_THE EXERCISE:_
Pictures are not part of the copy. Give again exactly the lines from the one with "Generate a web" to the one with "const yMajorTicks = [0, 50, 100, 150, 200, 250, 300, 350];", inclusive.

* Begin EXERCISE DATA *

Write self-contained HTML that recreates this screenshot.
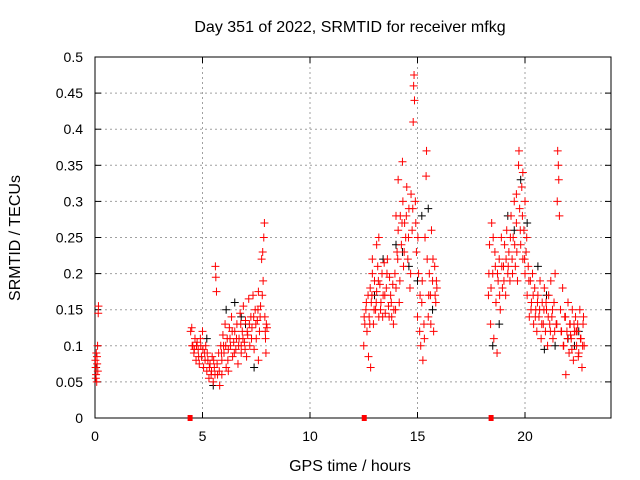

* End EXERCISE DATA *
* Begin EXERCISE DATA *

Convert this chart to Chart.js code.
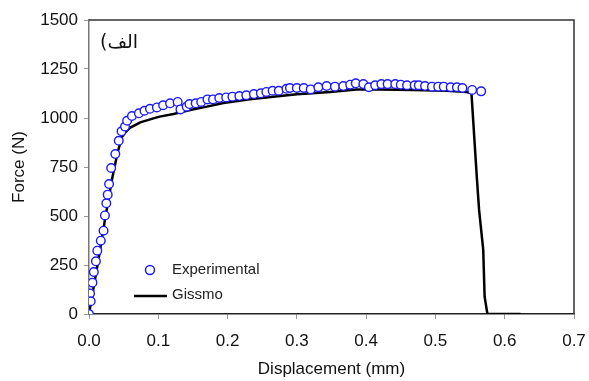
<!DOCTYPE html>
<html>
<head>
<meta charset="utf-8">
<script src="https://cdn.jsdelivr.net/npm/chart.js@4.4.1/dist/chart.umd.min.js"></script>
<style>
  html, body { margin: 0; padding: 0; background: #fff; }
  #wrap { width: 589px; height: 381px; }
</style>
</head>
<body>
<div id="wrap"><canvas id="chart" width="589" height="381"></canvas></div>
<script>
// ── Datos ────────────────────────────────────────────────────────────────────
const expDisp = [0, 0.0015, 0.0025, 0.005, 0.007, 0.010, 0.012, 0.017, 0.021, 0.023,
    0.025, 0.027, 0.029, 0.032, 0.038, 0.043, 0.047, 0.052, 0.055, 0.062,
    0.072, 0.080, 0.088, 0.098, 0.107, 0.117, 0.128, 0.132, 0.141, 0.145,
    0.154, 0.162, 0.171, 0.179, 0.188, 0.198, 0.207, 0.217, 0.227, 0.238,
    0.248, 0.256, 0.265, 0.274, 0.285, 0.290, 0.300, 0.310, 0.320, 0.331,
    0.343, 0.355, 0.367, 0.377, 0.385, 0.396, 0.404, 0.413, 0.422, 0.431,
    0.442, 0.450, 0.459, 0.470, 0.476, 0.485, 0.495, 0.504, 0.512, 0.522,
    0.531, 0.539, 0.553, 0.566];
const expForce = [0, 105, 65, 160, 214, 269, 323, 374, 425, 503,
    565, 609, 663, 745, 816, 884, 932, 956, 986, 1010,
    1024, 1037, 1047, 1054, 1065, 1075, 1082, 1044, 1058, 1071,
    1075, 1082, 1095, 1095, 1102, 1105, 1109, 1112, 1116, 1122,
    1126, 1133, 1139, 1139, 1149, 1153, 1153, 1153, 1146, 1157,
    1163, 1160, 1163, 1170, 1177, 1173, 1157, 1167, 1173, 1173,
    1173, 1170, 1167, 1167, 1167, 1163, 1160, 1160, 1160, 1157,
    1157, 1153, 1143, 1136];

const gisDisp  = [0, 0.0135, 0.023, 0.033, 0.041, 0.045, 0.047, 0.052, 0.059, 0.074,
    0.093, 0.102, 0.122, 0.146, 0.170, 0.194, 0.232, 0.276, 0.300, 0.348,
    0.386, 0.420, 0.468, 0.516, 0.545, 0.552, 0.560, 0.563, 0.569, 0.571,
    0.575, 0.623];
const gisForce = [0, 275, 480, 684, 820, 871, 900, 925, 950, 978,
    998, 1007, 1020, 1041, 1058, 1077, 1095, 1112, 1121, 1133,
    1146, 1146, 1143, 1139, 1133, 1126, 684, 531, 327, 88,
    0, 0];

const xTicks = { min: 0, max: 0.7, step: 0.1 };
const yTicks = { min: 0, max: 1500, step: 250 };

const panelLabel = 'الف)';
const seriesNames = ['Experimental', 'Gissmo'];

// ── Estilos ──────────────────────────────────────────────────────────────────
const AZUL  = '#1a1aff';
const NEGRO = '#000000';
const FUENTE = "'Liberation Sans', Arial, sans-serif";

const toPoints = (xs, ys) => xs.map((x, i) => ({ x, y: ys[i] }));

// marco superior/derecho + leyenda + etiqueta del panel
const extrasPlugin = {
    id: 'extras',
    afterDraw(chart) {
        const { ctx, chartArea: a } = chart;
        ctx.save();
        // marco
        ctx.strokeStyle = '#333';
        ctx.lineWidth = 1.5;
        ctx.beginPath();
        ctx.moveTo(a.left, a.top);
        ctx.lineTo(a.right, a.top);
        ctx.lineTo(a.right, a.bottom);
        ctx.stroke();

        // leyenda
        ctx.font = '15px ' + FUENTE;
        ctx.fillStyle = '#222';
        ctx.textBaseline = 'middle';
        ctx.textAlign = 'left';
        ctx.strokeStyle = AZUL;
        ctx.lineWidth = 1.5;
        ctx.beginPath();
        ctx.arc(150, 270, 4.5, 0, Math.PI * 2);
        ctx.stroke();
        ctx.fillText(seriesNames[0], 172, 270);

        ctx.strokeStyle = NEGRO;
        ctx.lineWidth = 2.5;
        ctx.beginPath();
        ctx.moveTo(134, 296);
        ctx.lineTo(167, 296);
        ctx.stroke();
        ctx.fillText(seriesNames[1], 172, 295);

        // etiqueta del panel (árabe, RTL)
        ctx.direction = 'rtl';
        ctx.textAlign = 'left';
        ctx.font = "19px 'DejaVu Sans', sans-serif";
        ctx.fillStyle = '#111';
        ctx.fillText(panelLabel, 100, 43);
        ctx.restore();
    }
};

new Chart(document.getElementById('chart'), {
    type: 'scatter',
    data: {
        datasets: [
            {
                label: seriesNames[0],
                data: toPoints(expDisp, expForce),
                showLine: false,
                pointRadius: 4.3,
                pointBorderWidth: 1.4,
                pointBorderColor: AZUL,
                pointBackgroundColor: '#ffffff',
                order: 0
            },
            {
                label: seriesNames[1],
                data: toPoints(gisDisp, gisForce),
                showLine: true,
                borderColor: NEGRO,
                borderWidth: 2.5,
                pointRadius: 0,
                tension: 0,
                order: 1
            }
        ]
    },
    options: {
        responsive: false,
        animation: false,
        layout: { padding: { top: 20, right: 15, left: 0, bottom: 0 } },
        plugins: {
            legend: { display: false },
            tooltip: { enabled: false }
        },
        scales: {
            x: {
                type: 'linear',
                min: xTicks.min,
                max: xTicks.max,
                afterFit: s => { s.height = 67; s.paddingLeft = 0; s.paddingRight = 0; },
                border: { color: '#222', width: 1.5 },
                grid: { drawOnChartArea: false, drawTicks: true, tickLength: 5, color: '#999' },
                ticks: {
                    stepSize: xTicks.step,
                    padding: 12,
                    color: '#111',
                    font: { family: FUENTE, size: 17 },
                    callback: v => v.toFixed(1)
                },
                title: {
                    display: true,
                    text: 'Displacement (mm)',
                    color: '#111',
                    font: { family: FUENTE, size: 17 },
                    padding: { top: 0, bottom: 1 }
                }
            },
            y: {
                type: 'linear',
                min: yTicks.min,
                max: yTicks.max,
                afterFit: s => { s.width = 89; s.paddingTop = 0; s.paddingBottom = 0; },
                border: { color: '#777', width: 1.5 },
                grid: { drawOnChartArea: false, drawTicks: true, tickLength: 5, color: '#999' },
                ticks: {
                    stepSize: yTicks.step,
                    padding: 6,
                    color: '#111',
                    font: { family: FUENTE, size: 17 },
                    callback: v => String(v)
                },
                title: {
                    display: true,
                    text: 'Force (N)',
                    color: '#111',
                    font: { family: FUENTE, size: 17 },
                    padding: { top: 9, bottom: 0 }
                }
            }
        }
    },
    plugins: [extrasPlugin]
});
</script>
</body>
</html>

* End EXERCISE DATA *
* Begin EXERCISE DATA *

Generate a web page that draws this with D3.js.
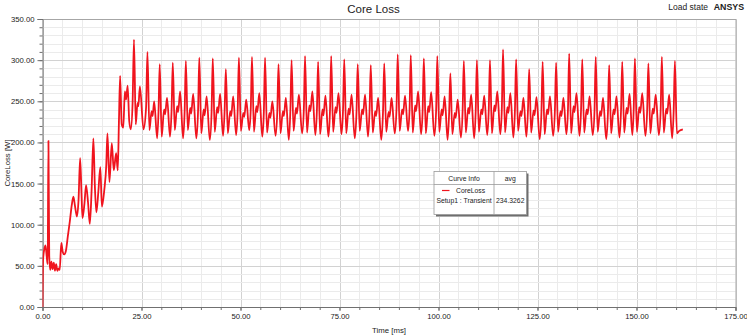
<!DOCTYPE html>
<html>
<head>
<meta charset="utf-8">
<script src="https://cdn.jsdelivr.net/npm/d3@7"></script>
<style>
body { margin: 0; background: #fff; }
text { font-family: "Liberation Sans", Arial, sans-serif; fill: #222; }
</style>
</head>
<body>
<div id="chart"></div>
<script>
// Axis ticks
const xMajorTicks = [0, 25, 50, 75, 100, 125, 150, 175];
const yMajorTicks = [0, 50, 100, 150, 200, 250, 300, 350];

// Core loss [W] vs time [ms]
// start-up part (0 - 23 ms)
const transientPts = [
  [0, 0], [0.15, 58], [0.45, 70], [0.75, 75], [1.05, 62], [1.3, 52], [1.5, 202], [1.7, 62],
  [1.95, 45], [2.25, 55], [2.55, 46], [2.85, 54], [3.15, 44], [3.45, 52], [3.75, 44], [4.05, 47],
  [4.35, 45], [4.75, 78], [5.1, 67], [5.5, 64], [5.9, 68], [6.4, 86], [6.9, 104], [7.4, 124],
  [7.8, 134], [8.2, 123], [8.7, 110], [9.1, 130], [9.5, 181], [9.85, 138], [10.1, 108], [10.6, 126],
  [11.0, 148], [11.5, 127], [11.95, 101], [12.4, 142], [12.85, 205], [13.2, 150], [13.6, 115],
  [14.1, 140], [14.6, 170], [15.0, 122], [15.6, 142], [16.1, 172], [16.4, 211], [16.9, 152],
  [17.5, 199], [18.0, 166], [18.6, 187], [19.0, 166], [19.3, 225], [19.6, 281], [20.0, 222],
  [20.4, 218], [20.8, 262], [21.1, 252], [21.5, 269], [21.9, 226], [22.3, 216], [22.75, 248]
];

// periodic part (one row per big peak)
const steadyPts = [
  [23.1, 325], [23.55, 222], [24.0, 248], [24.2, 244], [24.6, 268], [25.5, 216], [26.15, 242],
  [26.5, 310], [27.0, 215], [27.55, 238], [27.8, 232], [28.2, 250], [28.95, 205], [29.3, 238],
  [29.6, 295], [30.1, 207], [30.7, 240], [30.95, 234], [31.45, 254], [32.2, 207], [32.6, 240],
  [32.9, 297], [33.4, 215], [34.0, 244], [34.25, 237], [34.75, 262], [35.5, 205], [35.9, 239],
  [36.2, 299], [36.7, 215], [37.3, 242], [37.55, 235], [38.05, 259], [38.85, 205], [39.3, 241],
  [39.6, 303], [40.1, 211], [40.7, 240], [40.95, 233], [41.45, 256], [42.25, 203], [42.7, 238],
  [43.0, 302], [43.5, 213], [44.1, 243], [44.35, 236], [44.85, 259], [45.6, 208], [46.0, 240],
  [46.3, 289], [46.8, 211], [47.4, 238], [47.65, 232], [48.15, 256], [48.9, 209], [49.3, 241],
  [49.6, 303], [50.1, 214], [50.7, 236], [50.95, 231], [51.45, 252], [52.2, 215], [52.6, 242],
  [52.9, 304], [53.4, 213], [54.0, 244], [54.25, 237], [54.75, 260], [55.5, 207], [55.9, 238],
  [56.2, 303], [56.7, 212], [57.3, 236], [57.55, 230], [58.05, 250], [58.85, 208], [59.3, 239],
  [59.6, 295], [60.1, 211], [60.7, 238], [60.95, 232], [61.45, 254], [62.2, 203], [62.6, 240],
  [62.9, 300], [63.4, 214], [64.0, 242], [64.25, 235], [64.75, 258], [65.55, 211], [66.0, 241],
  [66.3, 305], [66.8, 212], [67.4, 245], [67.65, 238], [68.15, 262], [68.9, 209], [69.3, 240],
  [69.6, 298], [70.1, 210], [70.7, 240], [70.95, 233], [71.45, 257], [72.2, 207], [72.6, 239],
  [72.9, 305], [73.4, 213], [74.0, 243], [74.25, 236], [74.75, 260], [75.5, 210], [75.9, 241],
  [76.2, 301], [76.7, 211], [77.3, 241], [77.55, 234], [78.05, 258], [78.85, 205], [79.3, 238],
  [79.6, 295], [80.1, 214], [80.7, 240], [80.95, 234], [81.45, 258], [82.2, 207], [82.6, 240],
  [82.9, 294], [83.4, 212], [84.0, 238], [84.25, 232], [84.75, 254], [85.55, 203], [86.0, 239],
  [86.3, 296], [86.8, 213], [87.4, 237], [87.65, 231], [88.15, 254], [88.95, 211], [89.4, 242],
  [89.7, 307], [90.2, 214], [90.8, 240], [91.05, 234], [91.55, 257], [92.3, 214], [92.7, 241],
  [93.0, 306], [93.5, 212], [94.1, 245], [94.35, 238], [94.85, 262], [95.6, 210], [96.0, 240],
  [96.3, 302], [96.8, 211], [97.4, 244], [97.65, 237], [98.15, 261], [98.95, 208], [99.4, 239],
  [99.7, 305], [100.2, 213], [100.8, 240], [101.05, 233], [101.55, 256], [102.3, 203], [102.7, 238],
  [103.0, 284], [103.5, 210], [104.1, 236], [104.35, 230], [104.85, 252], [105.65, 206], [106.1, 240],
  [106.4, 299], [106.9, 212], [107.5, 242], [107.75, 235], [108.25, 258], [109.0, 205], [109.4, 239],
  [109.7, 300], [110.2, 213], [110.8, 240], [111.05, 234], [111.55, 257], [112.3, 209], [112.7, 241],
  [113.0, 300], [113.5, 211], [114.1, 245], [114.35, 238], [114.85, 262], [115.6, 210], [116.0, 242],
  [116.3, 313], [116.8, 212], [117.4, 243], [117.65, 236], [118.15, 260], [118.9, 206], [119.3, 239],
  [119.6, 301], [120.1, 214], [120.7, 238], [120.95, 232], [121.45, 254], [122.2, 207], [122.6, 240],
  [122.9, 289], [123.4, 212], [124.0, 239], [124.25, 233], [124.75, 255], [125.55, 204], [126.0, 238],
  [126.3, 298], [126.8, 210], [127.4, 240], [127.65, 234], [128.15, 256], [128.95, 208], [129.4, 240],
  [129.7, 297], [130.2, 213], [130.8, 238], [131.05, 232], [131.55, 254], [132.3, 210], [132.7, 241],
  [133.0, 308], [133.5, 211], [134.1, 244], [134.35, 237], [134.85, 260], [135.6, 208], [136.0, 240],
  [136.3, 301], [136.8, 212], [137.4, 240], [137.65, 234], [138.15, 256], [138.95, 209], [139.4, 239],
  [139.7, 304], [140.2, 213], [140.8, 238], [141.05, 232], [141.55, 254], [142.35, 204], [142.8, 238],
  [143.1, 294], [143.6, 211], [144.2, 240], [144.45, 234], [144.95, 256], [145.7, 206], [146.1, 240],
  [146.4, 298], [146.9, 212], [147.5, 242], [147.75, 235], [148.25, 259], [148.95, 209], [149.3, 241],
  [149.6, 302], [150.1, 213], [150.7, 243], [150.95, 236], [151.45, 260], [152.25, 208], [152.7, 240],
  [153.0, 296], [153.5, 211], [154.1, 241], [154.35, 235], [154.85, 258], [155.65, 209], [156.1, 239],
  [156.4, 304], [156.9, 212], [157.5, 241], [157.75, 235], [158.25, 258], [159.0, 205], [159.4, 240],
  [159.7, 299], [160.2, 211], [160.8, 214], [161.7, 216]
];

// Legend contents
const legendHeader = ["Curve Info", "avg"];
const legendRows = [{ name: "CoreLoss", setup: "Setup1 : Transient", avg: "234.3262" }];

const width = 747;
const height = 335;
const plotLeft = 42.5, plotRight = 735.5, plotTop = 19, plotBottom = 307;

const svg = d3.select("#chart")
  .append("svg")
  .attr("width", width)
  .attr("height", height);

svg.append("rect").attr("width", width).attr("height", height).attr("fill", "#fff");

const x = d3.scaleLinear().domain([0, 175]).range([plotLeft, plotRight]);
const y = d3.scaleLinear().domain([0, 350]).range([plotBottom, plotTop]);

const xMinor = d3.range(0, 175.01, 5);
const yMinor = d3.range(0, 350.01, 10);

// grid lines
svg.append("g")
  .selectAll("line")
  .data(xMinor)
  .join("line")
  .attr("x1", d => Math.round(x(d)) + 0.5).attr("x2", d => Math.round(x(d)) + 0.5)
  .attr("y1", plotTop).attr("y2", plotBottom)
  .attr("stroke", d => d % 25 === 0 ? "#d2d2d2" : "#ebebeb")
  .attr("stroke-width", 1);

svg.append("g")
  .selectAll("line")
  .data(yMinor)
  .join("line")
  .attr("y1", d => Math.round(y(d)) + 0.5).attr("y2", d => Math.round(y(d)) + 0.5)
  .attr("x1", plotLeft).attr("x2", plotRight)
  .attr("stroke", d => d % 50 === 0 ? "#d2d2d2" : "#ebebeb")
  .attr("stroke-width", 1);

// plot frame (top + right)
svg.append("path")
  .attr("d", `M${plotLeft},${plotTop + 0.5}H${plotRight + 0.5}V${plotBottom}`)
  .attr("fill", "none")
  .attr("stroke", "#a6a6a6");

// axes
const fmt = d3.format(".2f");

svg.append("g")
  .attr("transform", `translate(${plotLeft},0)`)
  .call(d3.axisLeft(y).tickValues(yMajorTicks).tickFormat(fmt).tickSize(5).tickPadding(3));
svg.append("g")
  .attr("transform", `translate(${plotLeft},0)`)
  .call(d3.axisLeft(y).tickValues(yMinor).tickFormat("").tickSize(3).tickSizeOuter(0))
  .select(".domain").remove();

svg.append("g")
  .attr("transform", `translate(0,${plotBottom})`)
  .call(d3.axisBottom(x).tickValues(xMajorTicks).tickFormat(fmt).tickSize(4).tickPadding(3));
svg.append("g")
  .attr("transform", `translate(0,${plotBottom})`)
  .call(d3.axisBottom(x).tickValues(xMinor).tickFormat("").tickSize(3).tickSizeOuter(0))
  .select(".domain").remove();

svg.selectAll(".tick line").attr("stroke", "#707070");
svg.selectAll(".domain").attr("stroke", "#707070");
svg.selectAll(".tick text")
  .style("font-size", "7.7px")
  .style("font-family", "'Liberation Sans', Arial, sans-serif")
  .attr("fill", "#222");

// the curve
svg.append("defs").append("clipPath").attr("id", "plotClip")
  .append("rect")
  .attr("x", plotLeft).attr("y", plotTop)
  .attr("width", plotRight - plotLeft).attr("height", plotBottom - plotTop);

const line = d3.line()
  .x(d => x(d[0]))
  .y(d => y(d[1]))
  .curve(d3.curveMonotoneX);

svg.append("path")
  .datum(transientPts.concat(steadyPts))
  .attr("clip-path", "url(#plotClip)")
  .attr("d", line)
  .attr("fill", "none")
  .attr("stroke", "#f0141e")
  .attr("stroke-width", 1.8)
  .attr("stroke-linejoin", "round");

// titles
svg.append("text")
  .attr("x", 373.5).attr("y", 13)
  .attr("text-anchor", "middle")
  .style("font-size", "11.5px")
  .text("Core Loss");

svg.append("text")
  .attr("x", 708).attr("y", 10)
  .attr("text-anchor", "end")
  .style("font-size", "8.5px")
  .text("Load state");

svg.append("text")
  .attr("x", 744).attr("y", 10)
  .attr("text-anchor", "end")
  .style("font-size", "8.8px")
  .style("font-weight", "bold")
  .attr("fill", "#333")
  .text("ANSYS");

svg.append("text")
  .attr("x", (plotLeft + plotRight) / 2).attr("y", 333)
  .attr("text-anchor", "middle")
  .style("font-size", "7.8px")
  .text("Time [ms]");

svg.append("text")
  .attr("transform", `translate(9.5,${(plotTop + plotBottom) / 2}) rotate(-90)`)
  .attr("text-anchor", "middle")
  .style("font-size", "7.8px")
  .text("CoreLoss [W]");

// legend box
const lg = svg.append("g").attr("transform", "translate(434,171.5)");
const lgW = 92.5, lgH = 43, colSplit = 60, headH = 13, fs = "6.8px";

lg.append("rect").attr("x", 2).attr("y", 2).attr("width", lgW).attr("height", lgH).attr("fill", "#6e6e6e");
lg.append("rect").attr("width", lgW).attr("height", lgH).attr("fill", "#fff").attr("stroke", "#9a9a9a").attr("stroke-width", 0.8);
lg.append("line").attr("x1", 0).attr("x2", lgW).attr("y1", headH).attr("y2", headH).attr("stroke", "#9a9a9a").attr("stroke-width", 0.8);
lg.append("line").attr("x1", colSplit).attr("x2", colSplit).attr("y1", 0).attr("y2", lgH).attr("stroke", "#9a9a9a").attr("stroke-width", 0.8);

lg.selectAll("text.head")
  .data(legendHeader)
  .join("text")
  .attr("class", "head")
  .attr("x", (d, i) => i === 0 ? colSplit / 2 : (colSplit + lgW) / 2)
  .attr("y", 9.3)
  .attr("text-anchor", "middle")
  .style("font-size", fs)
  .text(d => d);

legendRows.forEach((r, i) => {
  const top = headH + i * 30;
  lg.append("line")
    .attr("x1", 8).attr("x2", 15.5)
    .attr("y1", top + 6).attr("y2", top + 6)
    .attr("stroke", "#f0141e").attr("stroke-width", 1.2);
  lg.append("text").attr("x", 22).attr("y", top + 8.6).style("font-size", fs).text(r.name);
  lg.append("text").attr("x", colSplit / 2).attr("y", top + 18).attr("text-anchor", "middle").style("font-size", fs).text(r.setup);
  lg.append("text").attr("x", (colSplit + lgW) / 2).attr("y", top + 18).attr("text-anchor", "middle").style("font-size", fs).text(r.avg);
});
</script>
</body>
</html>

* End EXERCISE DATA *

_OUTPUT FOR THIS EXERCISE:_
Generate a web page that draws this with D3.js.
<!DOCTYPE html>
<html>
<head>
<meta charset="utf-8">
<script src="https://cdn.jsdelivr.net/npm/d3@7"></script>
<style>
body { margin: 0; background: #fff; }
text { font-family: "Liberation Sans", Arial, sans-serif; fill: #222; }
</style>
</head>
<body>
<div id="chart"></div>
<script>
// Axis ticks
const xMajorTicks = [0, 25, 50, 75, 100, 125, 150, 175];
const yMajorTicks = [0, 50, 100, 150, 200, 250, 300, 350];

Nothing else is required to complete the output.